La journée nationale du déménagement à Montréal approche à grands pas. Vous êtes en train de finaliser vos cartons. Le jour J, en fin de journée, ce sera pizza et bières pour les amis venus vous aider. Et puis, assis dans la cuisine en train de relaxer, vous observerez une bosse sur votre réfrigérateur. On le connaît tous, ce nouveau départ !

Tous… ou presque ! Malheureusement, il y a des gens pour qui déménager rime avec anxiété. Qui vivent avec le stress d’avoir été expulsés de leur domicile sans plan B. Qui vivent avec l’insécurité de ne pas avoir de toit sur leur tête. Ces gens, ce sont des hommes, mais aussi des femmes, désormais dans la rue. Chez Doris, un refuge pour femmes, c’est plus de 875 femmes itinérantes uniques que nous avons desservies entre avril 2020 et mars 2021. Une hausse de plus de 50 % de la clientèle itinérante par rapport à nos données pré-COVID-19.

Comment fait-on alors pour (re)loger ces 875 femmes, et plus encore, leur est-il possible financièrement de le faire ? Regardons les chiffres. En 2020, le montant des prestations d’aide sociale chaque mois était de 663 $. Or, le prix d’un loyer moyen dans le Grand Montréal a atteint 891 $ en 2020 (source : SCHL) et n’est qu’en progression depuis. Faites le calcul. Il manque 228 $ par mois. La solution se trouve-t-elle du côté des logements abordables ? Pas plus, puisque le taux d’inoccupation est de 1,6 % dans la région de Montréal.

En prenant en compte toutes ces données, il est évident que les femmes vulnérables, bien qu’elles reçoivent de l’aide sociale, ne peuvent se trouver un appartement à prix modique, et encore moins se permettre les autres dépenses essentielles… comme manger !

C’est pourquoi, avec la hausse substantielle du nombre de femmes itinérantes dans les rues montréalaises et la croissance du prix des loyers, nous devons miser sur des solutions durables pour les aider. Pour Chez Doris, il est clair que la construction de logements abordables et sociaux est une solution à long terme à la crise du logement. Cependant, avec des dates de livraison très éloignées, les logements abordables et sociaux ne répondent pas à l’immédiateté du problème. Il nous faut donc trouver d’autres solutions plus rapides. Vers quoi pouvons-nous alors nous tourner ?

Des besoins différents

Nous devons d’abord considérer le degré de responsabilité que ces femmes sont capables d’assumer. En effet, chacune a son histoire, ses défis, ce qui fait que leurs besoins sont complètement différents de l’une à l’autre.

Non seulement sont-elles confrontées à la hausse des loyers, et au risque de devenir itinérantes, mais certains antécédents de traumatisme, de violence, de pauvreté, de toxicomanie, de handicap physique ou de maladie mentale impliquent que certaines aient besoin d’un soutien psychosocial.

Un élément à prendre en compte dans les solutions amenées.

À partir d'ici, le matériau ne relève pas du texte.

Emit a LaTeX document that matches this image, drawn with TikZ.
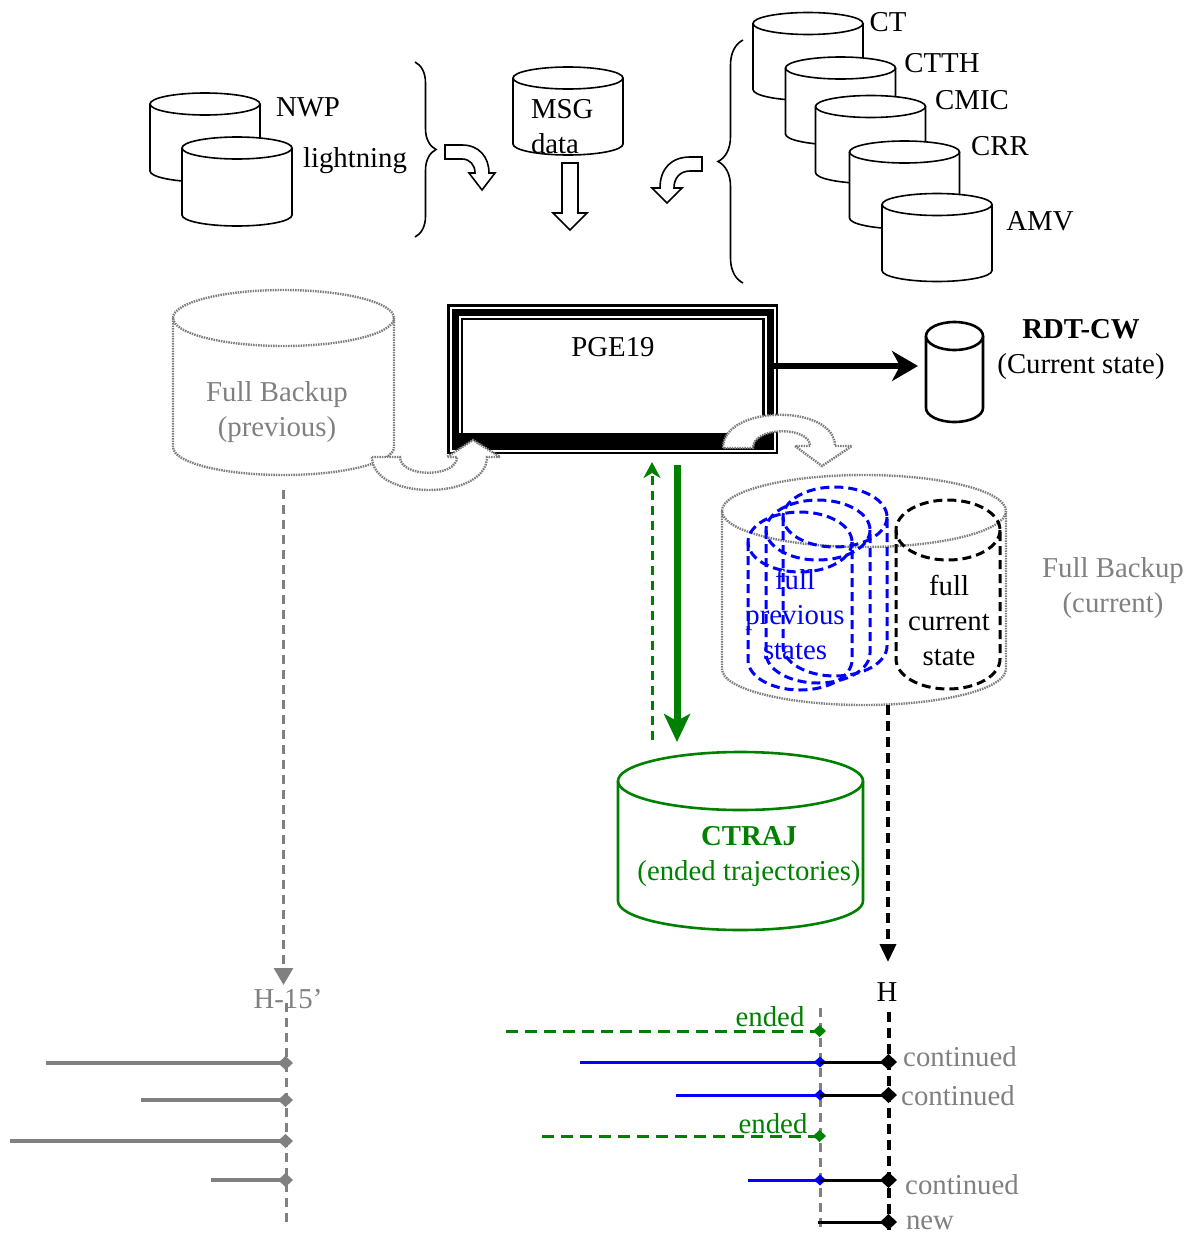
\documentclass[tikz,border=0pt]{standalone}
\usepackage{fontspec}
\setmainfont{Liberation Serif}
\usetikzlibrary{arrows.meta,decorations.pathreplacing}

\definecolor{trajgreen}{RGB}{0,128,0}
\definecolor{midgray}{RGB}{128,128,128}
\definecolor{dotgray}{RGB}{125,125,125}

% database drum: style, name, centre x, centre y, width, height, end radius
\newcommand{\dbcyl}[7][draw]{%
    \node[minimum width=#5pt, minimum height=#6pt] (#2) at (#3,#4) {};
    \draw[#1] (#3-#5/2,#4-#6/2+#7) -- (#3-#5/2,#4+#6/2-#7)
        .. controls (#3-#5/2,#4+#6/2-0.4477*#7) and (#3-0.2762*#5,#4+#6/2) .. (#3,#4+#6/2)
        .. controls (#3+0.2762*#5,#4+#6/2) and (#3+#5/2,#4+#6/2-0.4477*#7) .. (#3+#5/2,#4+#6/2-#7)
        -- (#3+#5/2,#4-#6/2+#7);
    \draw[#1] (#3,#4-#6/2+#7) ellipse (#5/2 and #7);
}

\begin{document}
\begin{tikzpicture}[
        x=1pt, y=-1pt,
        every node/.style={font=\fontsize{28.8}{35}\selectfont, inner sep=0pt, outer sep=0pt},
        db/.style={draw, fill=white, line width=1.6pt},
        dotdb/.style={draw=dotgray, line width=2.4pt, dash pattern=on 1.5pt off 1pt},
        dashdb/.style={line width=3pt, dash pattern=on 9pt off 5pt},
        block/.style={draw, fill=white, line width=1.6pt, line join=miter},
        dotblock/.style={draw=dotgray, fill=white, line width=2.4pt, dash pattern=on 1.5pt off 1pt},
        curly/.style={decorate, decoration={brace, amplitude=#1}, line width=1.6pt},
        pgebox/.style={rectangle, minimum width=315pt, minimum height=134pt,
                preaction={fill=white, draw, line width=16pt},
                preaction={draw=white, line width=11pt},
                draw, line width=7pt},
        graydash/.style={midgray, line width=3pt, dash pattern=on 9pt off 6pt},
        blackdash/.style={line width=3.5pt, dash pattern=on 10pt off 6pt},
        trackgray/.style={midgray, line width=4pt, -{Diamond[length=15pt,width=14pt]}},
        trackblue/.style={blue, line width=3pt, -{Diamond[length=12pt,width=11pt]}},
        trackblack/.style={line width=3pt, -{Diamond[length=17pt,width=16pt]}},
        trackended/.style={trajgreen, line width=3pt, dash pattern=on 12pt off 7pt, -{Diamond[length=13pt,width=12pt]}}
    ]
    \useasboundingbox (0,0) rectangle (1196,1234);

    % inputs
    \dbcyl[db]{nwp}{205}{137.5}{110}{89}{11}
    \dbcyl[db]{lightning}{237}{181.5}{110}{89}{11}
    \node[anchor=base] (nwptxt) at (308,116) {NWP};
    \node[anchor=base] (lightningtxt) at (355,167) {lightning};
    \draw[curly=21pt] (415,62) -- (415,237);

    \dbcyl[db]{msg}{568}{111}{110}{88}{11}
    \node[anchor=west, align=left] (msgtxt) at (531,127) {MSG\\data};

    \dbcyl[db]{ct}{808}{56.5}{110}{88}{11}
    \dbcyl[db]{ctth}{840.5}{101}{110}{88}{11}
    \dbcyl[db]{cmic}{870.5}{139.5}{110}{88}{11}
    \dbcyl[db]{crr}{904.5}{185}{110}{88}{11}
    \dbcyl[db]{amv}{937}{237.5}{110}{88}{11}
    \node[anchor=base] (cttxt) at (888,31) {CT};
    \node[anchor=base] (ctthtxt) at (942,72) {CTTH};
    \node[anchor=base] (cmictxt) at (972,109) {CMIC};
    \node[anchor=base] (crrtxt) at (1000,155) {CRR};
    \node[anchor=base] (amvtxt) at (1040,230) {AMV};
    \draw[curly=25pt] (743,283) -- (743,40);

    % hollow arrows into PGE19
    \draw[block] (445,145) -- (462,145) .. controls (479,145) and (489,157) .. (489,173) -- (495,173)
        -- (482,190) -- (469,173) -- (475,173) .. controls (475,165) and (470,159) .. (462,159) -- (445,159) -- cycle;
    \draw[block] (562,163) -- (578,163) -- (578,213) -- (587,213) -- (570,230) -- (553,213) -- (562,213) -- cycle;
    \draw[block] (702,157) -- (690,157) .. controls (672,157) and (660,168) .. (660,188) -- (652,188)
        -- (667,203) -- (682,188) -- (674,188) .. controls (674,178) and (680,171) .. (690,171) -- (702,171) -- cycle;

    % backup (previous) and PGE19
    \dbcyl[dotdb]{fbprev}{283.5}{382.5}{221}{185}{28}
    \node[text=midgray, align=center] (fbprevtxt) at (277,412) {Full Backup\\(previous)};

    \node[pgebox] (pge) at (612.5,379) {};
    \fill (455,433) rectangle (770,446);
    \node[anchor=base] (pgetxt) at (613,356) {PGE19};

    \draw[dotblock] (372,457) .. controls (372,501) and (487,501) .. (487,457) -- (500,457) -- (473,440)
        -- (447,457) -- (457,457) .. controls (457,478) and (400,478) .. (400,457) -- cycle;
    \draw[dotblock] (723,448) .. controls (723,404) and (835,404) .. (835,446) -- (852,446) -- (822,466)
        -- (795,446) -- (810,446) .. controls (810,426) and (753,426) .. (753,448) -- cycle;

    % current state output
    \dbcyl[db, line width=2.6pt]{rdt}{954.5}{372}{57}{100}{14}
    \node[align=center] (rdttxt) at (1081,350) {\textbf{RDT-CW}\\(Current state)};
    \coordinate (rdttip) at (918,366);
    \draw[line width=6pt, -{Stealth[length=26pt,width=30pt,inset=8pt]}] (pge.east |- rdttip) -- (rdttip);

    % backup (current)
    \dbcyl[dotdb]{fbcur}{864}{590}{284}{230}{36}
    \dbcyl[dashdb, draw=blue]{prev1}{800}{601}{104}{178}{30}
    \dbcyl[dashdb, draw=blue]{prev2}{818}{591.5}{104}{183}{30}
    \dbcyl[dashdb, draw=blue]{prev3}{835}{581.5}{104}{189}{30}
    \dbcyl[dashdb, draw=black]{curstate}{948}{594.5}{104}{189}{30}
    \node[text=blue, align=center] (prevtxt) at (795,614) {full\\previous\\states};
    \node[align=center] (curtxt) at (949,620) {full\\current\\state};
    \node[text=midgray, align=center] (fbcurtxt) at (1113,588) {Full Backup\\(current)};

    % ended trajectories
    \dbcyl[draw=trajgreen, line width=2.6pt]{ctraj}{740.5}{841}{245}{178}{29}
    \node[text=trajgreen, align=center] (ctrajtxt) at (749,857) {\textbf{CTRAJ}\\(ended trajectories)};
    \coordinate (gsolid) at (677,465);
    \coordinate (gsolidend) at (677,742);
    \coordinate (gdash) at (652,740);
    \coordinate (gdashend) at (652,462);
    \draw[trajgreen, line width=7pt, -{Stealth[length=28pt,width=26pt,inset=7pt]}] (gsolid) -- (gsolidend);
    \draw[trajgreen, line width=3pt, dash pattern=on 9pt off 6pt, -{Stealth[length=16pt,width=17pt,inset=5pt]}] (gdash) -- (gdashend);

    % time line H-15'
    \coordinate (hprevtip) at (283.5,985);
    \draw[graydash, -{Triangle[length=17pt,width=19pt]}] ([yshift=-15pt]fbprev.south) -- (hprevtip);
    \node[text=midgray, anchor=base] (hprev) at (288,1008) {H-15’};
    \draw[graydash] (286,1003) -- (286,1222);
    \draw[trackgray] (46,1063) -- (293,1063);
    \draw[trackgray] (141,1100) -- (293,1100);
    \draw[trackgray] (10,1141) -- (293,1141);
    \draw[trackgray] (211,1180) -- (293,1180);

    % time line H
    \coordinate (hnowtip) at (888,962);
    \draw[blackdash, -{Triangle[length=18pt,width=16pt]}] (hnowtip |- fbcur.south) -- (hnowtip);
    \node[anchor=base] (hnow) at (887,1001) {H};
    \draw[graydash] (820,1008) -- (820,1228);
    \draw[blackdash] (889,1012) -- (889,1234);

    \draw[trackended] (506,1031) -- (826,1031);
    \draw[trackblue] (580,1062) -- (826,1062);
    \draw[trackblack] (820,1062) -- (897,1062);
    \draw[trackblue] (676,1095) -- (826,1095);
    \draw[trackblack] (820,1095) -- (897,1095);
    \draw[trackended] (542,1136) -- (826,1136);
    \draw[trackblue] (748,1180) -- (826,1180);
    \draw[trackblack] (820,1180) -- (897,1180);
    \draw[trackblack] (818,1222) -- (897,1222);

    \node[text=trajgreen, anchor=base] (ended1) at (770,1026) {ended};
    \node[text=trajgreen, anchor=base] (ended2) at (773,1133) {ended};
    \node[text=midgray, anchor=base] (cont1) at (960,1066) {continued};
    \node[text=midgray, anchor=base] (cont2) at (958,1105) {continued};
    \node[text=midgray, anchor=base] (cont3) at (962,1194) {continued};
    \node[text=midgray, anchor=base] (newtxt) at (930,1229) {new};
\end{tikzpicture}
\end{document}
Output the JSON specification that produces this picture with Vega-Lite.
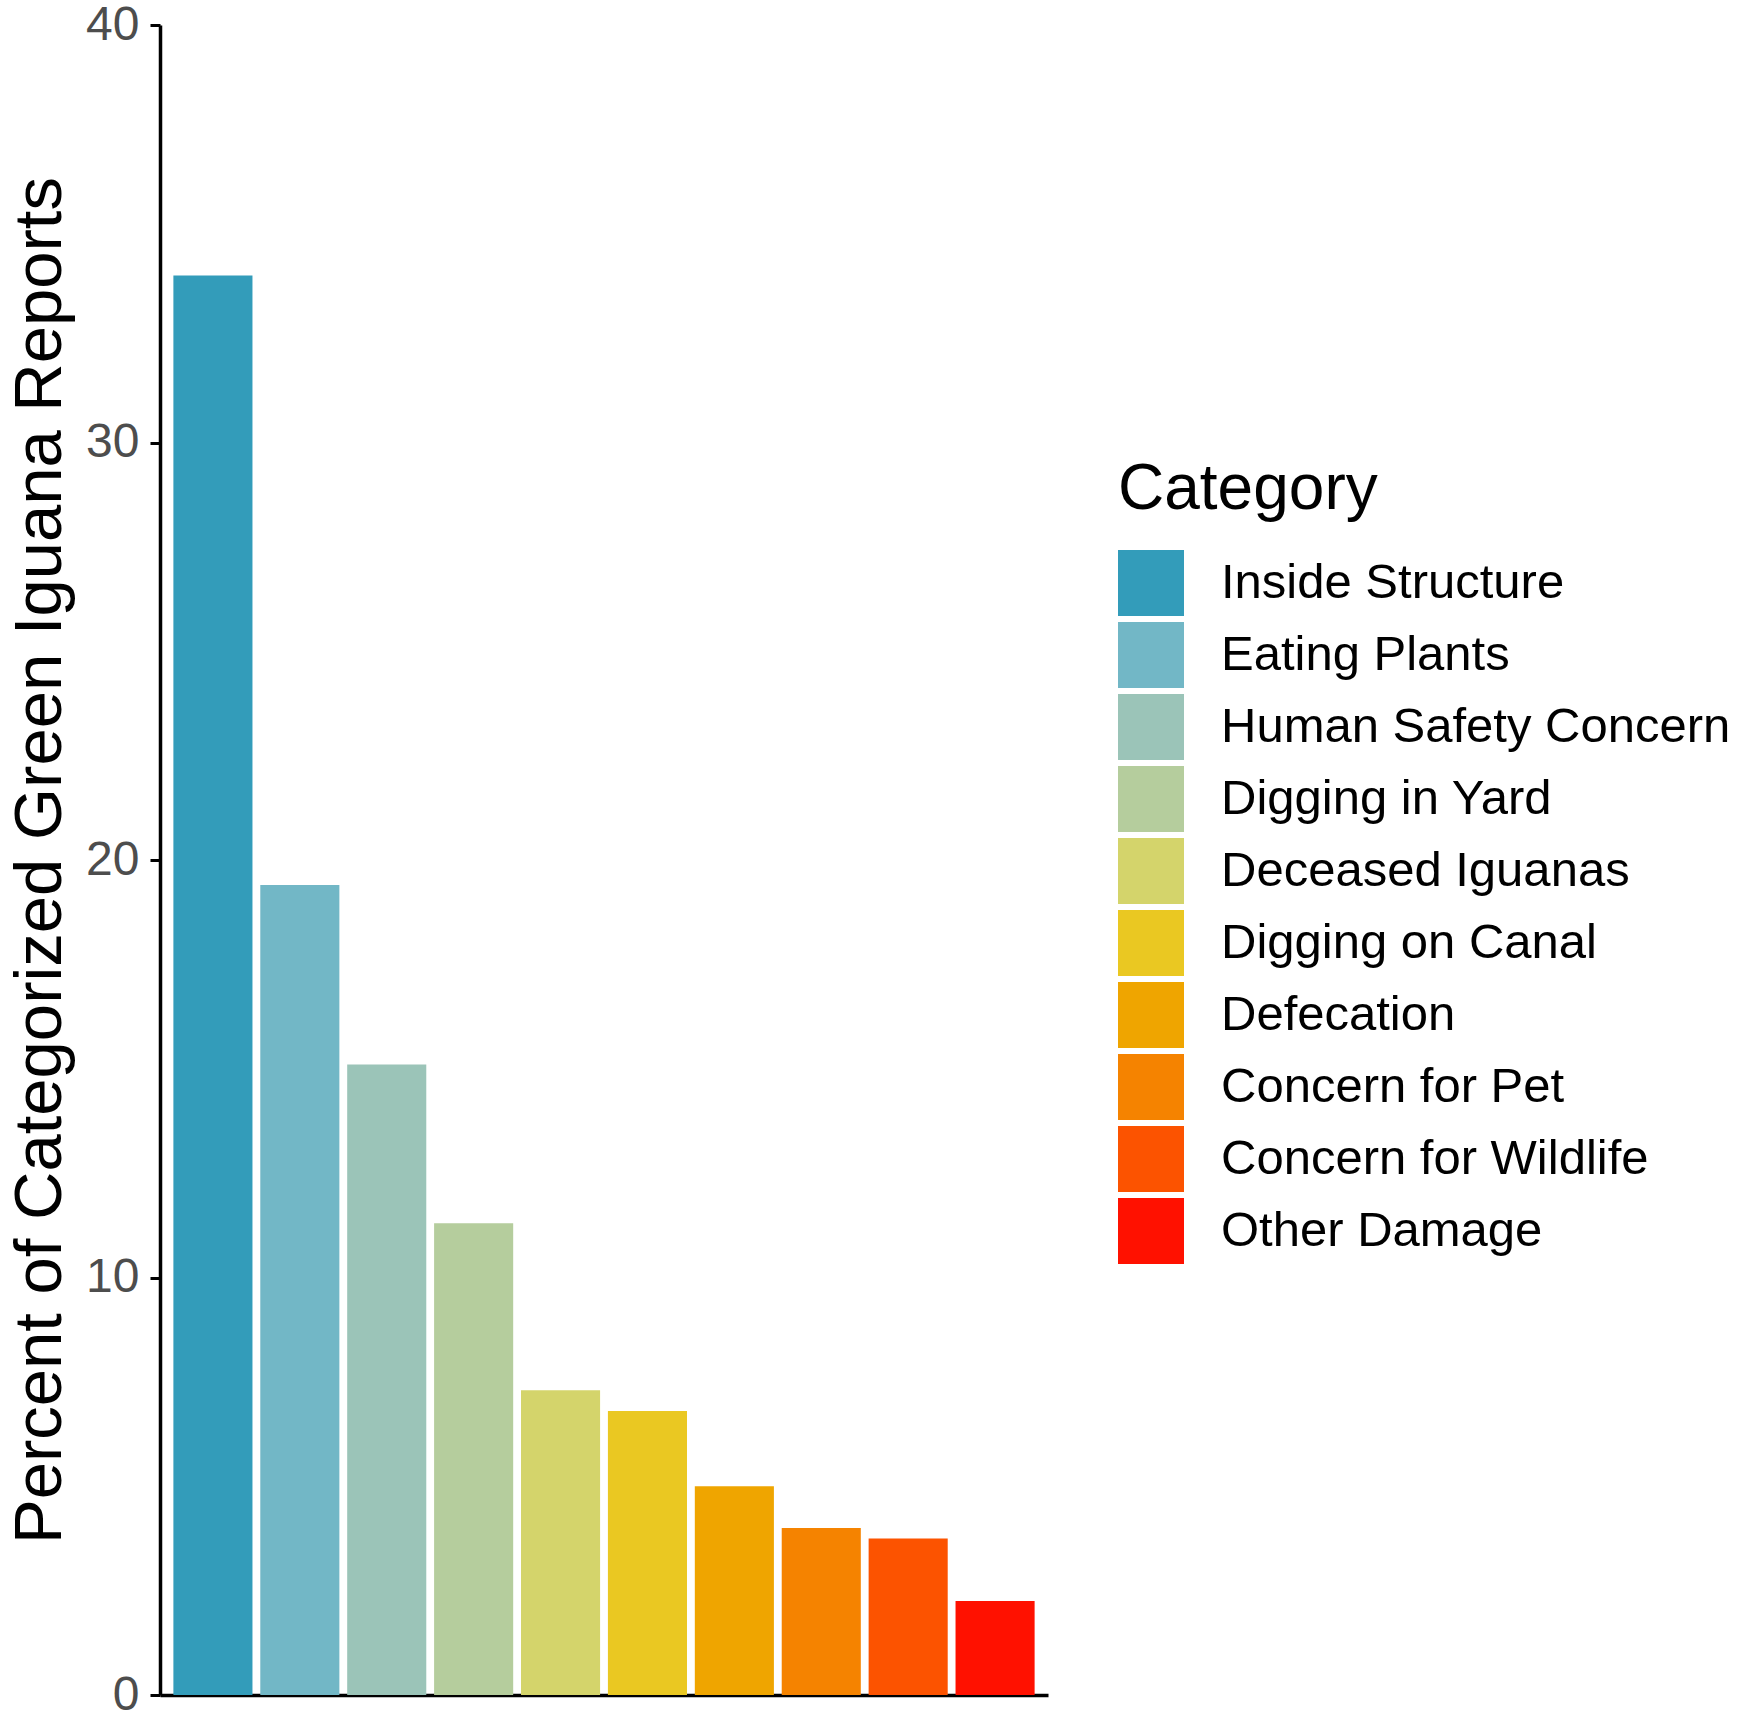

D’où l’intérêt d’offrir une variété dans l’offre des logements, permanents ou non, ainsi qu’à court et moyen terme : refuge de nuit, chambre d’hôtel, chambre dans une maison d’accueil, appartement subventionné par le programme de logements subventionnés (PSL), ou le logement modulaire (idée développée à Vancouver pour répondre à l’augmentation du nombre de sans-abri). Il n’y a donc pas une seule solution à cette crise du logement, mais bien plusieurs.

La pandémie que nous venons de traverser aura mis en lumière, voire exacerbé de nombreux problèmes sociaux, dont le manque de logement ou encore les enjeux de santé mentale, dont les effets perdureront bien au-delà de la pandémie. Bien que des pistes de solutions existent pour aider à reloger les femmes itinérantes, l’aide financière demeure(ra) essentielle pour mettre en place de tels projets. Les gouvernements, autant provincial que fédéral, devront nous donner les moyens dans les prochains mois, voire les prochaines années, de reloger ces femmes et de les aider à redevenir des citoyennes à part entière. Et leur permettre, un jour, d’offrir de la pizza aux amis venus les aider à déménager.